The Government thus seeks to use the jurisdictional umbrella over this issue to justify its consideration without having not separately asserted the issue before. (Of course, this raises the footnote holding in a tax case (Estate of Saunders v. Commissioner, 745 F.3d 953, 962 n. 8 (9th Cir. 2014)) that "Arguments raised only in footnotes * * * are generally deemed waived." But generally jurisdictional issues cannot be waived.)
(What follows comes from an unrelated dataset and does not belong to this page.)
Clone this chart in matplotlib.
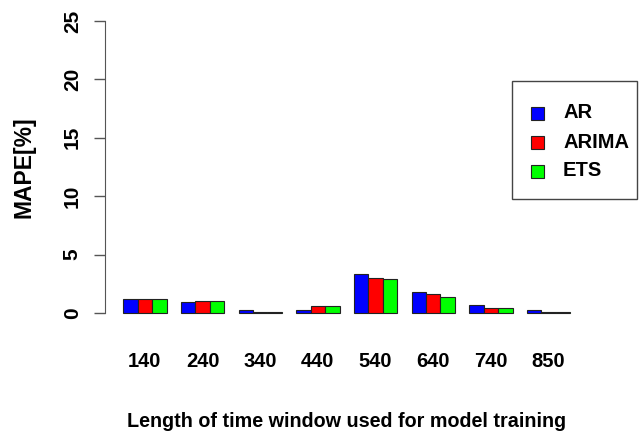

Added 3/27/24 @ 9:00pm: I offer the following from the Federal Tax Procedure Book: On the topic of footnotes, Justice Scalia stated his lack of appreciation for footnotes in the oral argument in a Supreme Court case when a lawyer referred to a footnote in a prior Supreme Court opinion, whereupon Justice Scalia responded: “I had not recollected that footnote. I will -- I will find it. I don't read footnotes, normally.” But, even as he claimed to not read footnotes normally, he did write them; it is hard to believe that any Supreme Court advocate in oral argument would have told Justice Scalia that he or she–the advocate–did not read footnotes anymore, particularly Justice Scalia’s footnotes.

As I see it, that requirement in § 6213(c) may be just another reason to hold that the 90-day period is jurisdictional. The fact is that the Government can reverse the assessment if the Tax Court were to accept an otherwise out-of-time petition; indeed, it would have to reverse the assessment because, in theory, the assessment would be illegal if an out-of-time petition were accepted to confer jurisdiction. In this regard, there are already circumstances where, because of not knowing of or not properly processing an in-time petition, the IRS assesses the tax and then is required to reverse the assessment.

The Supreme Court docket entries for Culp are here.